◆ Directions: Look below. Copy each line that has "matplotlib" in it.

◆ Information shown:
◆ ◆ ◆

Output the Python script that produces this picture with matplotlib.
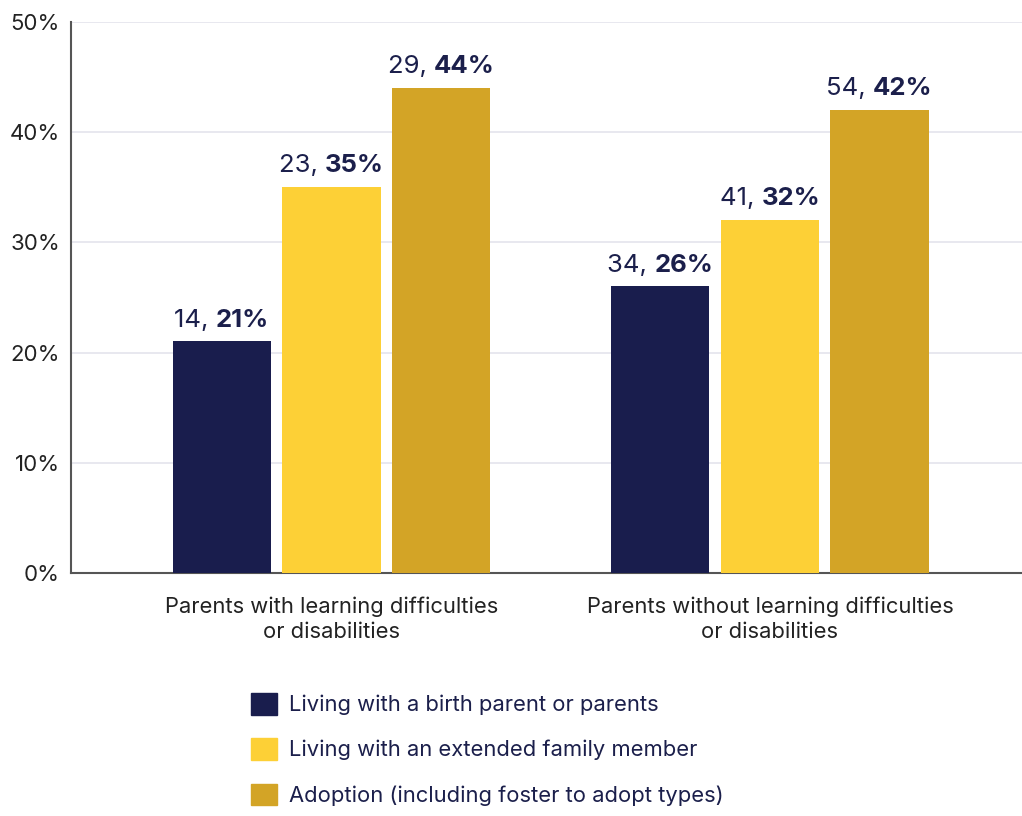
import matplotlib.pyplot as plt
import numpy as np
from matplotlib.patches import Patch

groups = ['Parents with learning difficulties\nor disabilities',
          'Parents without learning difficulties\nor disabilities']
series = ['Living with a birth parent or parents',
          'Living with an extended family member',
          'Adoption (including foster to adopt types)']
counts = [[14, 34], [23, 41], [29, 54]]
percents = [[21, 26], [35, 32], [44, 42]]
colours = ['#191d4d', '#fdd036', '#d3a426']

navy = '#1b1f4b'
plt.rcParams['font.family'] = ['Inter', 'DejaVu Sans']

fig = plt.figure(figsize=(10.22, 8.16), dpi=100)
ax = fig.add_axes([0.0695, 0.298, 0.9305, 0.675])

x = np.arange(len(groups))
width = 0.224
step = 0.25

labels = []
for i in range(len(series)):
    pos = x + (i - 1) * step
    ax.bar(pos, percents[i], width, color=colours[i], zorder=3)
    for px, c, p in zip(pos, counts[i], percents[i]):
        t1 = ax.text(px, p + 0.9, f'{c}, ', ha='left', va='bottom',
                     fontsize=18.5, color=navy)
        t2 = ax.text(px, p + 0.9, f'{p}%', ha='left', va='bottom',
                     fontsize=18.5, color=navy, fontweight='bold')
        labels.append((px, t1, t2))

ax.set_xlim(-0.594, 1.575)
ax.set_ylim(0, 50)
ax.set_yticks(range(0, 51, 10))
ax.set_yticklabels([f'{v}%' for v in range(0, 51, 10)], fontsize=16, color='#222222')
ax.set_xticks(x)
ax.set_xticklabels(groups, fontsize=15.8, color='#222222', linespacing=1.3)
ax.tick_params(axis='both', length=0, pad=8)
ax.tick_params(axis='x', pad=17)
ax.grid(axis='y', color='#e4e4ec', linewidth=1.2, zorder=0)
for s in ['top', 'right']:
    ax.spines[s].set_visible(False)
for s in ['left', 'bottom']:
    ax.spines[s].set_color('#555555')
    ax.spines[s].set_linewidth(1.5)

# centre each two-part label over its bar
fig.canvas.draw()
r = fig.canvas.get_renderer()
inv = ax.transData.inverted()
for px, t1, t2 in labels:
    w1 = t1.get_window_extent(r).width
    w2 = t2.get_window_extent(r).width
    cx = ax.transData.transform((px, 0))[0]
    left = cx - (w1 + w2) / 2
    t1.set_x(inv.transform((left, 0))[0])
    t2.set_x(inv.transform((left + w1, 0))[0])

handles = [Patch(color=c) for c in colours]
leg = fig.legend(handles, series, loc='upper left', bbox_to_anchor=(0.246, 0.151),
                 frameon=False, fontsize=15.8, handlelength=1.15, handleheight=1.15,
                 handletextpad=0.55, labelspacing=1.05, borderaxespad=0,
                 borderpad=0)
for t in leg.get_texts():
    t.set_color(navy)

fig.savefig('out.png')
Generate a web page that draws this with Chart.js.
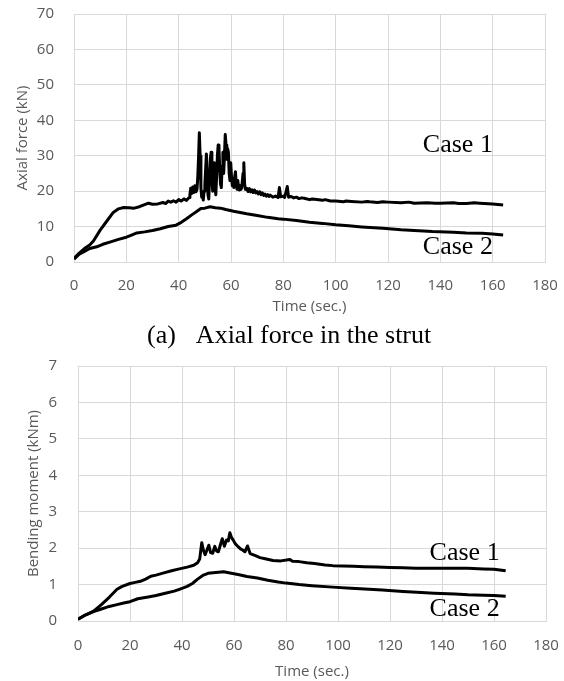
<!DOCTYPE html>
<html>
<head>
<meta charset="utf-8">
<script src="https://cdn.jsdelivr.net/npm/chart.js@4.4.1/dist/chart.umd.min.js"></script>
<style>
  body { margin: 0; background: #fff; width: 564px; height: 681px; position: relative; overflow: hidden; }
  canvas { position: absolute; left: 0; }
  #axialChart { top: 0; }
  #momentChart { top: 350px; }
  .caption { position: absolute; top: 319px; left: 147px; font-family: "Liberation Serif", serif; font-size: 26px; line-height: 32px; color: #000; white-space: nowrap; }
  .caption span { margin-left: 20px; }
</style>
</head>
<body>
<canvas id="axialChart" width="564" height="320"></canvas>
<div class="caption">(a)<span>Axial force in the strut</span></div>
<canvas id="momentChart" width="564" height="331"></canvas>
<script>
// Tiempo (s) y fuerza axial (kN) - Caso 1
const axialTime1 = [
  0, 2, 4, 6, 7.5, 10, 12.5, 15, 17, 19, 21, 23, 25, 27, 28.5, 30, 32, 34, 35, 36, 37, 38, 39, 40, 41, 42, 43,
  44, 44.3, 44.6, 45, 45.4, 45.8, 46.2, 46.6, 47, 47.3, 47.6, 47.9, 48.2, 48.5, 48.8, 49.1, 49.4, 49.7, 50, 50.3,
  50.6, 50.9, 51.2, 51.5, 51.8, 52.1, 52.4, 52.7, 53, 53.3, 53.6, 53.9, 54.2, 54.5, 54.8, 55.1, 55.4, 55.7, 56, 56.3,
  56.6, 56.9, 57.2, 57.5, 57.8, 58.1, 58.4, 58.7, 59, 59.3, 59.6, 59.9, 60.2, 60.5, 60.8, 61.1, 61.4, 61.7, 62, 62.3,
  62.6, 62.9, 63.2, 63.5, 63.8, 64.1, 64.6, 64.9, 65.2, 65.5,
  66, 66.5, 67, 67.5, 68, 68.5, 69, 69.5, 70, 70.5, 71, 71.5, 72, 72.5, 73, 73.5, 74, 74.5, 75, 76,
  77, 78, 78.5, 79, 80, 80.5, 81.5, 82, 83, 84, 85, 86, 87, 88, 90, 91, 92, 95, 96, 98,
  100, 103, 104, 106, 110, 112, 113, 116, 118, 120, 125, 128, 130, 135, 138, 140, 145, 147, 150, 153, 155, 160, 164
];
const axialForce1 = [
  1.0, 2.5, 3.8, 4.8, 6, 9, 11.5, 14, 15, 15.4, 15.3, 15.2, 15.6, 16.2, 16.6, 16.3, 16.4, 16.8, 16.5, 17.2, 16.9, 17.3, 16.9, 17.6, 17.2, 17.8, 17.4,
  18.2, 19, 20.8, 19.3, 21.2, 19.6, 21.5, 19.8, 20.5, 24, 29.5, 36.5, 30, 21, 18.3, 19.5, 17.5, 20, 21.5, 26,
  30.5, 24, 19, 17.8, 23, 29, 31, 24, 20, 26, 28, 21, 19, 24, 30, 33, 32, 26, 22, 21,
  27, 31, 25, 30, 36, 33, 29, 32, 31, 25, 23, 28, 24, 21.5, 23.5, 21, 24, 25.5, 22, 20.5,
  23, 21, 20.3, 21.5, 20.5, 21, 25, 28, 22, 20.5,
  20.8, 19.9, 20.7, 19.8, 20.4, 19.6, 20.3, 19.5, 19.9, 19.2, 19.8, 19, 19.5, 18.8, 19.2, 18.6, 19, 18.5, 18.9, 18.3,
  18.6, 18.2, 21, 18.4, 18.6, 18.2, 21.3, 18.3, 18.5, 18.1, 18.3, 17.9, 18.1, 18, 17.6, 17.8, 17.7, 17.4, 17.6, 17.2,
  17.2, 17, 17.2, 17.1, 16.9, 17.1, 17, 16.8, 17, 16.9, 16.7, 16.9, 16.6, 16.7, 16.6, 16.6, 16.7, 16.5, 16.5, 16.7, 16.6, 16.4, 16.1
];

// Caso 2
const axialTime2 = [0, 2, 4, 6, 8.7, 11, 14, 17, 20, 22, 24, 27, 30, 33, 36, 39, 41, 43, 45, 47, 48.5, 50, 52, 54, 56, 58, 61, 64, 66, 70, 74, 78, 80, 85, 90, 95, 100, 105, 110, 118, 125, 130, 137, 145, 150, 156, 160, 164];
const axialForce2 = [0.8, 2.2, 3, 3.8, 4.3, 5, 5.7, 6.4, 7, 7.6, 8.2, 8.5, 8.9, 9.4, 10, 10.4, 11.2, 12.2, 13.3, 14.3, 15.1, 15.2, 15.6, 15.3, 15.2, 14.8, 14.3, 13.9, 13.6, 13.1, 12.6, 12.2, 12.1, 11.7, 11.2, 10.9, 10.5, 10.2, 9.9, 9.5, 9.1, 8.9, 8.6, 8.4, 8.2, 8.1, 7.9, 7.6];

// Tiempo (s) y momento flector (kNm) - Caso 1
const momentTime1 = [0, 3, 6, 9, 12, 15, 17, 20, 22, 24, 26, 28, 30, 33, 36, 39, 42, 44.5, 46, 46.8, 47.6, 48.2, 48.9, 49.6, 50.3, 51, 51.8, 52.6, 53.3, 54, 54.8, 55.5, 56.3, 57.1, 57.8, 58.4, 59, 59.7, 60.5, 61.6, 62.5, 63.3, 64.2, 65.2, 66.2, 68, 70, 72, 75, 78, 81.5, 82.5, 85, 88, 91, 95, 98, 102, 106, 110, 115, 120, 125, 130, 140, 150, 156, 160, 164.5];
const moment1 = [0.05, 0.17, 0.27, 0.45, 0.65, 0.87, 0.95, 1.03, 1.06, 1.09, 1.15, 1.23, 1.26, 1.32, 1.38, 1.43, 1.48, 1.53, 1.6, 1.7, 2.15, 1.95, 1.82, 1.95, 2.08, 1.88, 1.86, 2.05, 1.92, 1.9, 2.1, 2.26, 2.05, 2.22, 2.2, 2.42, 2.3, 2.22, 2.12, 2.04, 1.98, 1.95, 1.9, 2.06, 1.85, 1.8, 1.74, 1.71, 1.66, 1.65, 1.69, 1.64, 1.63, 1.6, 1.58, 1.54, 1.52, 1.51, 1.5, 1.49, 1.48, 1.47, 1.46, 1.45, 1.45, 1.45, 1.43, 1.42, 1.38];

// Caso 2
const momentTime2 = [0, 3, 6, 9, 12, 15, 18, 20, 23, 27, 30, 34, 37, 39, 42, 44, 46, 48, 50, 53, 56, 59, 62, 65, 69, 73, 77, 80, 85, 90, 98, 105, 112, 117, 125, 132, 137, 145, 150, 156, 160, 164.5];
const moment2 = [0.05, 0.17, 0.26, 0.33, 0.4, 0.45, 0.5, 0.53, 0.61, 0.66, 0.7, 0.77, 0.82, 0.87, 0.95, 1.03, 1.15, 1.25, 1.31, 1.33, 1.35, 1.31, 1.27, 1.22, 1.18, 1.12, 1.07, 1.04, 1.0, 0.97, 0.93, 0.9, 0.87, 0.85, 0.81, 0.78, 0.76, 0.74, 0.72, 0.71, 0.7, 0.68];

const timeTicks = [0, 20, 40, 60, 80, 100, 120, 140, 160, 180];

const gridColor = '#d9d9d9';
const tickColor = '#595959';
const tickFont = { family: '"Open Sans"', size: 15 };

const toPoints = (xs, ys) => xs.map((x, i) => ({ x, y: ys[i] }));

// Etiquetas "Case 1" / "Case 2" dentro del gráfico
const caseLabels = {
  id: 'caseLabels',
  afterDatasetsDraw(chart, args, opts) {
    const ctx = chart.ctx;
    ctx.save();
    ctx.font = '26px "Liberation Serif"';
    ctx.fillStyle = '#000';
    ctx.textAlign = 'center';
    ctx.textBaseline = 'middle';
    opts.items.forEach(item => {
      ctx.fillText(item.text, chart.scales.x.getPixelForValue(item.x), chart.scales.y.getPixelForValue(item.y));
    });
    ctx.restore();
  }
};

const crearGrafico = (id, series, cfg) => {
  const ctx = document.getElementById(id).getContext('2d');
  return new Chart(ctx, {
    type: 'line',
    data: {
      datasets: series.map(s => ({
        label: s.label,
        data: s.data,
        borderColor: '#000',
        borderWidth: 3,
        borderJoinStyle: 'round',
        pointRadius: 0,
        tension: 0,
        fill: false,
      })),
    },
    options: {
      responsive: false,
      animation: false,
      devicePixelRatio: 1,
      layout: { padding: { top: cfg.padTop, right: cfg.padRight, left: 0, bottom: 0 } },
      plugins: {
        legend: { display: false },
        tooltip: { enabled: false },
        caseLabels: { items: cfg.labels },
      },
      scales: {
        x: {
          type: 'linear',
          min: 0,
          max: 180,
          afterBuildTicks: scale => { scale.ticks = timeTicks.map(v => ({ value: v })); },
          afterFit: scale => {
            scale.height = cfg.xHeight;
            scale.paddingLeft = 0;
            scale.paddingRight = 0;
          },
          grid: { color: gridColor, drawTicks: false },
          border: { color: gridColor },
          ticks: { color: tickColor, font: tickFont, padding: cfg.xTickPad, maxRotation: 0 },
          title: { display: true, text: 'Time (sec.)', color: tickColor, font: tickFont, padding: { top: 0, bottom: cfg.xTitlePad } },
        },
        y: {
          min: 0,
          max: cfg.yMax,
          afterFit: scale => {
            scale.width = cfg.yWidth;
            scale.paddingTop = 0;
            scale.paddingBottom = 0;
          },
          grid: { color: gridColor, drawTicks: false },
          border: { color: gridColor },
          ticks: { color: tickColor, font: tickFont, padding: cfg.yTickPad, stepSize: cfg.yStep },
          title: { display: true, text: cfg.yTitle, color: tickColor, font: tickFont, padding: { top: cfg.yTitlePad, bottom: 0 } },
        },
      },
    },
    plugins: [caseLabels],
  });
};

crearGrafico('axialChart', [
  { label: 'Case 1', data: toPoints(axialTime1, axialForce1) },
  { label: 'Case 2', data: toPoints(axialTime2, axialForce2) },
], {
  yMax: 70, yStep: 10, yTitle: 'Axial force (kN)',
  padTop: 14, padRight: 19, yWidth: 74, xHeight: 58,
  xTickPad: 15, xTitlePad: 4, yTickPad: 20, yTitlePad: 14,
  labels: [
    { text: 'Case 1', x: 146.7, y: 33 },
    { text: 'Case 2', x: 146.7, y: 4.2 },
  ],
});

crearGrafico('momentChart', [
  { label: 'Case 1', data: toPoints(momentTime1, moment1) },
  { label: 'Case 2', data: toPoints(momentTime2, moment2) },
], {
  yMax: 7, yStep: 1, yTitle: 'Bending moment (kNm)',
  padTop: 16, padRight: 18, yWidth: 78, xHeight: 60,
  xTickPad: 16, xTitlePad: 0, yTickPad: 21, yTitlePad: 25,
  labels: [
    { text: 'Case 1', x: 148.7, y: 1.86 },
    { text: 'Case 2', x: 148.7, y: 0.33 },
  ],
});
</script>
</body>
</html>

◆ ◆ ◆

◆ Answer to the task:
Output the Python script that produces this picture with matplotlib.
import matplotlib.pyplot as plt
from matplotlib.patches import Patch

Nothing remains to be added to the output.